Florida Museum of Natural History

Time for another road trip - this time to the Florida Museum of Natural History in Gainesville. Most of the exhibits are free, reminiscent of the great museums in Forest Park, St. Louis. This one started off with one of my favorite things, a huge Wooly Mammoth skeleton.  And nearby was a Mastadon skeleton! I have never seen a whole Mastadon skeleton before. I just love these bones. 
The staff here has done a wonderful job of creating the exhibits. The cave exhibit was a perfect replica of many of the caves we've seen, including the wet look from seeping groundwater.
A lot of space is given to Native Americans of Florida. One large exhibit portrays communication and gifts given between two tribes. 
Donna and I were amazed at the attention to detail on the figures. They look so life-like!
Next was a room filled with amazing skeletons. The predator here is called a "False Saber-Toothed cat", but I'll bet it seemed real enough to the other critter.
And this giant meat-eating bird is called Titanis Walleri, aka Terror Bird. Yep, I'd be terrified of it. 
But my favorite was the Glyptodont, a big, extinct armadillo. 
His bony shell was beautifully pattered with rosettes,
while his skull looks like folded sheets of metal. 
The museum has some paintings by Charles R. Knight. This guy made the paintings that illustrated the dinosaur books I loved as a child, and made a huge impression on many people, including Ray Harryhausen. The fact that later research revealed that dinosaur tails didn't drag on the ground does not lesson his impact. But I noticed that the museum doesn't have any pictures with dinosaurs; they stuck with later-period subjects. No matter, it was great to see some of these.
A large area was filled with butterfly displays under glass and butterfly research behind glass windows. One lady was gluing cocoons to a paper, which seemed like a mean thing to do, until we realized the papers were then put into incubators so the cocoons could mature.  

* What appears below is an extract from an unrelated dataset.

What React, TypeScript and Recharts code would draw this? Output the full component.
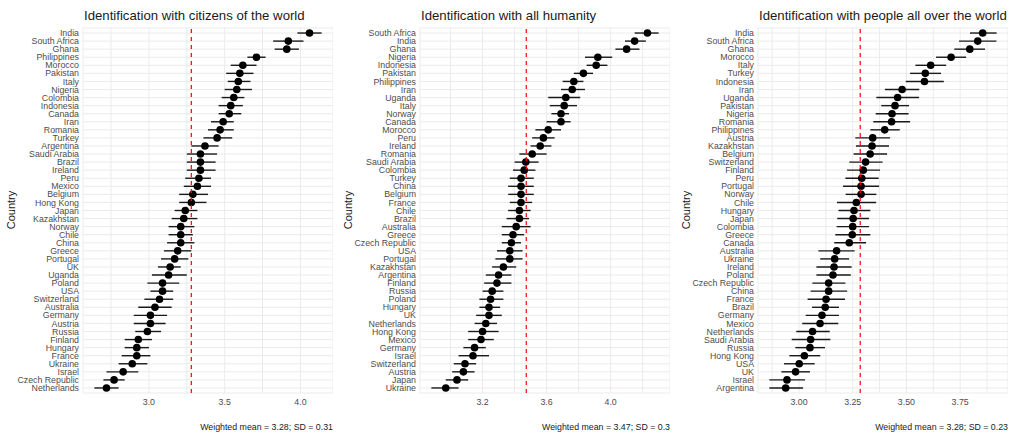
import React from "react";
import { ScatterChart, Scatter, XAxis, YAxis, CartesianGrid, ErrorBar, ReferenceLine } from "recharts";

const FONT = '"Liberation Sans", Arial, Helvetica, sans-serif';

// Identification with citizens of the world
const citizensCountries = [
  "India", "South Africa", "Ghana", "Philippines", "Morocco", "Pakistan", "Italy", "Nigeria", "Colombia",
  "Indonesia", "Canada", "Iran", "Romania", "Turkey", "Argentina", "Saudi Arabia", "Brazil", "Ireland", "Peru",
  "Mexico", "Belgium", "Hong Kong", "Japan", "Kazakhstan", "Norway", "Chile", "China", "Greece", "Portugal", "UK",
  "Uganda", "Poland", "USA", "Switzerland", "Australia", "Germany", "Austria", "Russia", "Finland", "Hungary",
  "France", "Ukraine", "Israel", "Czech Republic", "Netherlands",
];
const citizensMeans = [
  4.06, 3.92, 3.91, 3.71, 3.62, 3.6, 3.59, 3.58, 3.56, 3.54, 3.53, 3.49, 3.47, 3.45, 3.37, 3.34, 3.34, 3.34, 3.33,
  3.32, 3.29, 3.28, 3.24, 3.23, 3.21, 3.21, 3.21, 3.19, 3.17, 3.14, 3.13, 3.09, 3.09, 3.07, 3.04, 3.01, 3.01, 2.99,
  2.93, 2.92, 2.92, 2.89, 2.83, 2.77, 2.72,
];
const citizensLows = [
  3.98, 3.82, 3.83, 3.65, 3.54, 3.51, 3.52, 3.5, 3.48, 3.46, 3.46, 3.41, 3.39, 3.36, 3.28, 3.25, 3.25, 3.25, 3.24,
  3.23, 3.2, 3.2, 3.17, 3.15, 3.13, 3.13, 3.12, 3.1, 3.08, 3.06, 3.02, 2.99, 3.01, 2.97, 2.93, 2.9, 2.9, 2.91,
  2.84, 2.84, 2.82, 2.8, 2.72, 2.7, 2.64,
];
const citizensHighs = [
  4.14, 4.02, 3.99, 3.77, 3.71, 3.69, 3.67, 3.68, 3.63, 3.62, 3.61, 3.56, 3.56, 3.55, 3.46, 3.45, 3.44, 3.44, 3.41,
  3.41, 3.39, 3.38, 3.32, 3.32, 3.3, 3.29, 3.3, 3.28, 3.26, 3.21, 3.25, 3.2, 3.16, 3.16, 3.15, 3.12, 3.11, 3.08,
  3.02, 3.0, 3.01, 2.99, 2.93, 2.84, 2.8,
];

// Identification with all humanity
const humanityCountries = [
  "South Africa", "India", "Ghana", "Nigeria", "Indonesia", "Pakistan", "Philippines", "Iran", "Uganda", "Italy",
  "Norway", "Canada", "Morocco", "Peru", "Ireland", "Romania", "Saudi Arabia", "Colombia", "Turkey", "China",
  "Belgium", "France", "Chile", "Brazil", "Australia", "Greece", "Czech Republic", "USA", "Portugal", "Kazakhstan",
  "Argentina", "Finland", "Russia", "Poland", "Hungary", "UK", "Netherlands", "Hong Kong", "Mexico", "Germany",
  "Israel", "Switzerland", "Austria", "Japan", "Ukraine",
];
const humanityMeans = [
  4.23, 4.15, 4.1, 3.92, 3.91, 3.83, 3.77, 3.76, 3.72, 3.71, 3.69, 3.69, 3.61, 3.58, 3.56, 3.51, 3.47, 3.46, 3.44,
  3.44, 3.44, 3.44, 3.43, 3.43, 3.41, 3.39, 3.38, 3.37, 3.37, 3.33, 3.3, 3.29, 3.26, 3.25, 3.24, 3.24, 3.22, 3.2,
  3.19, 3.15, 3.14, 3.09, 3.08, 3.04, 2.97,
];
const humanityLows = [
  4.15, 4.09, 4.03, 3.84, 3.85, 3.77, 3.7, 3.69, 3.61, 3.62, 3.63, 3.6, 3.53, 3.51, 3.5, 3.43, 3.4, 3.39, 3.37,
  3.36, 3.36, 3.37, 3.36, 3.35, 3.32, 3.32, 3.32, 3.29, 3.28, 3.26, 3.22, 3.21, 3.2, 3.18, 3.18, 3.16, 3.15, 3.11,
  3.11, 3.08, 3.05, 3.02, 3.01, 2.97, 2.88,
];
const humanityHighs = [
  4.3, 4.22, 4.18, 4.01, 3.98, 3.89, 3.83, 3.84, 3.81, 3.79, 3.74, 3.75, 3.69, 3.65, 3.63, 3.6, 3.55, 3.53, 3.52,
  3.52, 3.52, 3.51, 3.5, 3.49, 3.5, 3.46, 3.44, 3.45, 3.45, 3.41, 3.38, 3.38, 3.33, 3.33, 3.31, 3.32, 3.29, 3.3,
  3.27, 3.22, 3.24, 3.16, 3.15, 3.11, 3.05,
];

// Identification with people all over the world
const peopleCountries = [
  "India", "South Africa", "Ghana", "Morocco", "Italy", "Turkey", "Indonesia", "Iran", "Uganda", "Pakistan",
  "Nigeria", "Romania", "Philippines", "Austria", "Kazakhstan", "Belgium", "Switzerland", "Finland", "Peru",
  "Portugal", "Norway", "Chile", "Hungary", "Japan", "Colombia", "Greece", "Canada", "Australia", "Ukraine",
  "Ireland", "Poland", "Czech Republic", "China", "France", "Brazil", "Germany", "Mexico", "Netherlands",
  "Saudi Arabia", "Russia", "Hong Kong", "USA", "UK", "Israel", "Argentina",
];
const peopleMeans = [
  3.855, 3.832, 3.795, 3.708, 3.613, 3.588, 3.584, 3.48, 3.459, 3.447, 3.433, 3.431, 3.399, 3.343, 3.34, 3.331,
  3.31, 3.299, 3.292, 3.289, 3.289, 3.267, 3.256, 3.252, 3.25, 3.248, 3.234, 3.175, 3.166, 3.163, 3.158, 3.138,
  3.138, 3.126, 3.122, 3.107, 3.098, 3.063, 3.054, 3.051, 3.025, 3.001, 2.984, 2.944, 2.938,
];
const peopleLows = [
  3.796, 3.745, 3.723, 3.638, 3.542, 3.517, 3.497, 3.4, 3.36, 3.383, 3.357, 3.346, 3.332, 3.262, 3.265, 3.254,
  3.234, 3.224, 3.216, 3.205, 3.217, 3.177, 3.184, 3.178, 3.175, 3.169, 3.164, 3.09, 3.099, 3.081, 3.081, 3.062,
  3.054, 3.04, 3.061, 3.031, 3.015, 2.987, 2.966, 2.983, 2.955, 2.93, 2.918, 2.862, 2.862,
];
const peopleHighs = [
  3.92, 3.919, 3.866, 3.778, 3.685, 3.661, 3.674, 3.56, 3.559, 3.512, 3.51, 3.517, 3.469, 3.424, 3.419, 3.41,
  3.389, 3.377, 3.371, 3.373, 3.36, 3.359, 3.332, 3.326, 3.326, 3.332, 3.312, 3.259, 3.233, 3.245, 3.241, 3.216,
  3.224, 3.214, 3.186, 3.186, 3.183, 3.143, 3.146, 3.121, 3.099, 3.073, 3.051, 3.028, 3.019,
];

type PanelProps = {
  title: string;
  countries: string[];
  means: number[];
  lows: number[];
  highs: number[];
  majorTicks: number[];
  minorTicks: number[];
  digits: number;
  weightedMean: number;
  caption: string;
  left: number;
  plotLeft: number;
  plotRight: number;
};

const Dot = (props: any) => <circle cx={props.cx} cy={props.cy} r={3.8} fill="#000" />;

// plain svg text so long country names don't get wrapped
const CountryTick = (props: any) => (
  <text x={props.x} y={props.y} dy="0.355em" textAnchor="end" fontSize={8.8} fill="#4d4d4d" fontFamily={FONT}>
    {props.payload.value}
  </text>
);

function Panel(p: PanelProps) {
  const data = p.countries.map((country, i) => ({
    country,
    mean: p.means[i],
    err: [p.means[i] - p.lows[i], p.highs[i] - p.means[i]],
  }));
  const lo = Math.min(...p.lows);
  const hi = Math.max(...p.highs);
  const pad = (hi - lo) * 0.05;
  const domain: [number, number] = [lo - pad, hi + pad];
  const ticks = [...p.minorTicks, ...p.majorTicks]
    .filter((t) => t >= domain[0] && t <= domain[1])
    .sort((a, b) => a - b);
  const width = p.plotRight - p.left;

  const ValueTick = (props: any) => {
    const v = props.payload.value as number;
    if (!p.majorTicks.includes(v)) return <g />;
    return (
      <text x={props.x} y={props.y} dy="0.71em" textAnchor="middle" fontSize={8.8} fill="#4d4d4d" fontFamily={FONT}>
        {v.toFixed(p.digits)}
      </text>
    );
  };

  return (
    <div style={{ position: "absolute", left: p.left, top: 0, width, height: 438 }}>
      <ScatterChart width={width} height={438} margin={{ top: 28, right: 0, bottom: 25, left: 0 }}>
        <CartesianGrid stroke="#ebebeb" strokeWidth={1} />
        <XAxis
          type="number"
          dataKey="mean"
          domain={domain}
          allowDataOverflow
          ticks={ticks}
          interval={0}
          axisLine={false}
          tickLine={false}
          tickSize={0}
          tickMargin={6}
          height={20}
          tick={<ValueTick />}
        />
        <YAxis
          type="category"
          dataKey="country"
          reversed
          interval={0}
          width={p.plotLeft - p.left}
          axisLine={false}
          tickLine={false}
          tickSize={0}
          tickMargin={4}
          padding={{ top: 1, bottom: 1 }}
          tick={<CountryTick />}
        />
        <Scatter data={data} fill="#000" shape={Dot} isAnimationActive={false}>
          <ErrorBar dataKey="err" direction="x" width={0} stroke="#1a1a1a" strokeWidth={1.4} isAnimationActive={false} />
        </Scatter>
        {/* mean line sits on top of the dots, like in the original */}
        <ReferenceLine x={p.weightedMean} stroke="#ff0000" strokeWidth={1.2} strokeDasharray="4 4" zIndex={1000} />
      </ScatterChart>
    </div>
  );
}

const panels: PanelProps[] = [
  {
    title: "Identification with citizens of the world",
    countries: citizensCountries,
    means: citizensMeans,
    lows: citizensLows,
    highs: citizensHighs,
    majorTicks: [3.0, 3.5, 4.0],
    minorTicks: [2.75, 3.25, 3.75, 4.25],
    digits: 1,
    weightedMean: 3.28,
    caption: "Weighted mean = 3.28; SD = 0.31",
    left: 0,
    plotLeft: 83,
    plotRight: 333,
  },
  {
    title: "Identification with all humanity",
    countries: humanityCountries,
    means: humanityMeans,
    lows: humanityLows,
    highs: humanityHighs,
    majorTicks: [3.2, 3.6, 4.0],
    minorTicks: [3.0, 3.4, 3.8, 4.2],
    digits: 1,
    weightedMean: 3.473,
    caption: "Weighted mean = 3.47; SD = 0.3",
    left: 337,
    plotLeft: 420,
    plotRight: 670,
  },
  {
    title: "Identification with people all over the world",
    countries: peopleCountries,
    means: peopleMeans,
    lows: peopleLows,
    highs: peopleHighs,
    majorTicks: [3.0, 3.25, 3.5, 3.75],
    minorTicks: [2.875, 3.125, 3.375, 3.625, 3.875],
    digits: 2,
    weightedMean: 3.285,
    caption: "Weighted mean = 3.28; SD = 0.23",
    left: 675,
    plotLeft: 758,
    plotRight: 1008,
  },
];

export default function App() {
  return (
    <div style={{ position: "absolute", left: 0, top: 0, width: 1016, height: 438, background: "#fff", overflow: "hidden" }}>
      {panels.map((p) => (
        <Panel key={p.title} {...p} />
      ))}
      <svg width={1016} height={438} style={{ position: "absolute", left: 0, top: 0, pointerEvents: "none" }}>
        {panels.map((p) => (
          <g key={p.title} fontFamily={FONT}>
            <text x={p.plotLeft + 1} y={20} fontSize={13.2} fill="#1a1a1a">
              {p.title}
            </text>
            <text
              x={p.plotLeft - 68}
              y={210}
              fontSize={11}
              fill="#1a1a1a"
              textAnchor="middle"
              transform={`rotate(-90, ${p.plotLeft - 68}, 210)`}
            >
              Country
            </text>
            <text x={p.plotRight} y={430} fontSize={8.8} fill="#1a1a1a" textAnchor="end">
              {p.caption}
            </text>
          </g>
        ))}
      </svg>
    </div>
  );
}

The displays were amazing - they have thousands of butterflies here. The iridescent ones were breathtaking. 
And we walked through one display that was created extra large, to give visitors the impression of being a small fish in a large pond. The Gulf Toadfish was something from a nightmare - good thing it couldn't grab Donna's hand!
We were starving after all that walking, so we drove into Gainsville for a good lunch at Carrabba's. There is more to see in this area, but we'll save it for another day.